### GOAL:
Omit all pictures. Copy the rest of the material exactly.

### DATASET EXCERPT:
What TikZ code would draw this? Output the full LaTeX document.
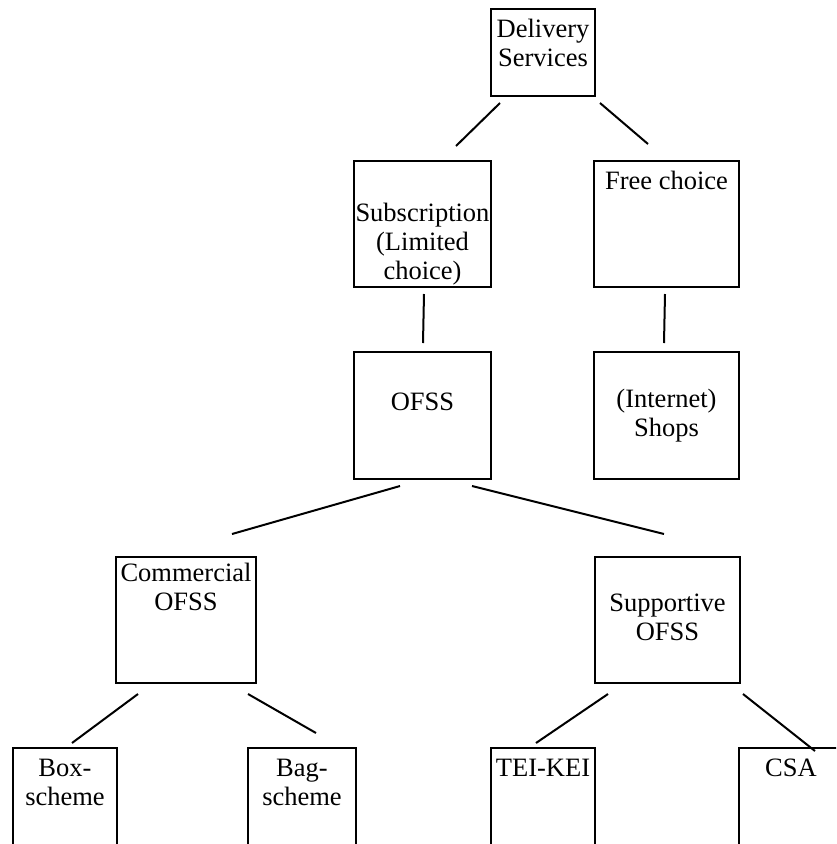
\documentclass[tikz,border=0pt]{standalone}
\usepackage{fontspec}
\setmainfont{Liberation Serif}
\usetikzlibrary{calc}
\begin{document}
\begin{tikzpicture}[x=1pt,y=-1pt,
  box/.style={draw=black,line width=2.3pt,inner sep=0pt,outer sep=0pt,anchor=north west},
  txt/.style={inner sep=0pt,outer sep=0pt,anchor=north,align=center,
    font=\fontsize{26.5pt}{29pt}\selectfont},
  link/.style={draw=black,line width=2pt}]
\useasboundingbox (0,0) rectangle (836,844);
\clip (0,0) rectangle (836,844);
% boxes
\node[box,minimum width=104pt,minimum height=87pt] (ds) at (491,9) {};
\node[box,minimum width=137pt,minimum height=126pt] (sub) at (354,161) {};
\node[box,minimum width=145pt,minimum height=126pt] (fc) at (594,161) {};
\node[box,minimum width=137pt,minimum height=127pt] (ofss) at (354,352) {};
\node[box,minimum width=145pt,minimum height=127pt] (shops) at (594,352) {};
\node[box,minimum width=140pt,minimum height=126pt] (com) at (116,557) {};
\node[box,minimum width=145pt,minimum height=126pt] (sup) at (595,557) {};
\node[box,minimum width=104pt,minimum height=130pt] (bx) at (13,748) {};
\node[box,minimum width=108pt,minimum height=130pt] (bag) at (248,748) {};
\node[box,minimum width=104pt,minimum height=130pt] (tei) at (491,748) {};
\node[box,minimum width=104pt,minimum height=130pt] (csa) at (739,748) {};
% texts
\node[txt] (dsT) at (543,19) {Delivery\\Services};
\node[txt] (subT) at (422.5,203) {Subscription\\(Limited\\choice)};
\node[txt] (fcT) at (666.5,171) {Free choice};
\node[txt] (ofssT) at (422.5,393) {OFSS};
\node[txt] (shopsT) at (666.5,389) {(Internet)\\Shops};
\node[txt] (comT) at (186,563) {Commercial\\OFSS};
\node[txt] (supT) at (667.5,594) {Supportive\\OFSS};
\node[txt] (bxT) at (65,759) {Box-\\scheme};
\node[txt] (bagT) at (302,759) {Bag-\\scheme};
\node[txt] (teiT) at (543,759) {TEI-KEI};
\node[txt] (csaT) at (791,759) {CSA};
% connectors
\draw[link] ($(ds.south west)+(9,7)$) -- ($(sub.north)+(33.5,-15)$);
\draw[link] ($(ds.south east)+(5,7)$) -- ($(fc.north)+(-18.5,-17)$);
\draw[link] ($(sub.south)+(1.5,7)$) -- ($(ofss.north)+(0.5,-9)$);
\draw[link] ($(fc.south)+(-1.5,7)$) -- ($(shops.north)+(-2.5,-9)$);
\draw[link] ($(ofss.south)+(-22.5,7)$) -- ($(com.north east)+(-24,-23)$);
\draw[link] ($(ofss.south)+(49.5,7)$) -- ($(sup.north)+(-3.5,-23)$);
\draw[link] ($(com.south west)+(22,11)$) -- ($(bx.north)+(7,-5)$);
\draw[link] ($(com.south east)+(-8,11)$) -- ($(bag.north)+(14,-15)$);
\draw[link] ($(sup.south west)+(13,11)$) -- ($(tei.north)+(-7,-5)$);
\draw[link] ($(sup.south east)+(3,11)$) -- ($(csa.north)+(24,3)$);
\end{tikzpicture}
\end{document}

### FULL ANSWER:
What TikZ code would draw this? Output the full LaTeX document.
\documentclass[tikz,border=0pt]{standalone}
\usepackage{fontspec}
\setmainfont{Liberation Serif}
\usetikzlibrary{calc}
\begin{document}
\begin{tikzpicture}[x=1pt,y=-1pt,
  box/.style={draw=black,line width=2.3pt,inner sep=0pt,outer sep=0pt,anchor=north west},
  txt/.style={inner sep=0pt,outer sep=0pt,anchor=north,align=center,
    font=\fontsize{26.5pt}{29pt}\selectfont},
  link/.style={draw=black,line width=2pt}]
\useasboundingbox (0,0) rectangle (836,844);
\clip (0,0) rectangle (836,844);
% boxes
\node[box,minimum width=104pt,minimum height=87pt] (ds) at (491,9) {};
\node[box,minimum width=137pt,minimum height=126pt] (sub) at (354,161) {};
\node[box,minimum width=145pt,minimum height=126pt] (fc) at (594,161) {};
\node[box,minimum width=137pt,minimum height=127pt] (ofss) at (354,352) {};
\node[box,minimum width=145pt,minimum height=127pt] (shops) at (594,352) {};
\node[box,minimum width=140pt,minimum height=126pt] (com) at (116,557) {};
\node[box,minimum width=145pt,minimum height=126pt] (sup) at (595,557) {};
\node[box,minimum width=104pt,minimum height=130pt] (bx) at (13,748) {};
\node[box,minimum width=108pt,minimum height=130pt] (bag) at (248,748) {};
\node[box,minimum width=104pt,minimum height=130pt] (tei) at (491,748) {};
\node[box,minimum width=104pt,minimum height=130pt] (csa) at (739,748) {};
% texts
\node[txt] (dsT) at (543,19) {Delivery\\Services};
\node[txt] (subT) at (422.5,203) {Subscription\\(Limited\\choice)};
\node[txt] (fcT) at (666.5,171) {Free choice};
\node[txt] (ofssT) at (422.5,393) {OFSS};
\node[txt] (shopsT) at (666.5,389) {(Internet)\\Shops};
\node[txt] (comT) at (186,563) {Commercial\\OFSS};
\node[txt] (supT) at (667.5,594) {Supportive\\OFSS};
\node[txt] (bxT) at (65,759) {Box-\\scheme};
\node[txt] (bagT) at (302,759) {Bag-\\scheme};
\node[txt] (teiT) at (543,759) {TEI-KEI};
\node[txt] (csaT) at (791,759) {CSA};
% connectors
\draw[link] ($(ds.south west)+(9,7)$) -- ($(sub.north)+(33.5,-15)$);
\draw[link] ($(ds.south east)+(5,7)$) -- ($(fc.north)+(-18.5,-17)$);
\draw[link] ($(sub.south)+(1.5,7)$) -- ($(ofss.north)+(0.5,-9)$);
\draw[link] ($(fc.south)+(-1.5,7)$) -- ($(shops.north)+(-2.5,-9)$);
\draw[link] ($(ofss.south)+(-22.5,7)$) -- ($(com.north east)+(-24,-23)$);
\draw[link] ($(ofss.south)+(49.5,7)$) -- ($(sup.north)+(-3.5,-23)$);
\draw[link] ($(com.south west)+(22,11)$) -- ($(bx.north)+(7,-5)$);
\draw[link] ($(com.south east)+(-8,11)$) -- ($(bag.north)+(14,-15)$);
\draw[link] ($(sup.south west)+(13,11)$) -- ($(tei.north)+(-7,-5)$);
\draw[link] ($(sup.south east)+(3,11)$) -- ($(csa.north)+(24,3)$);
\end{tikzpicture}
\end{document}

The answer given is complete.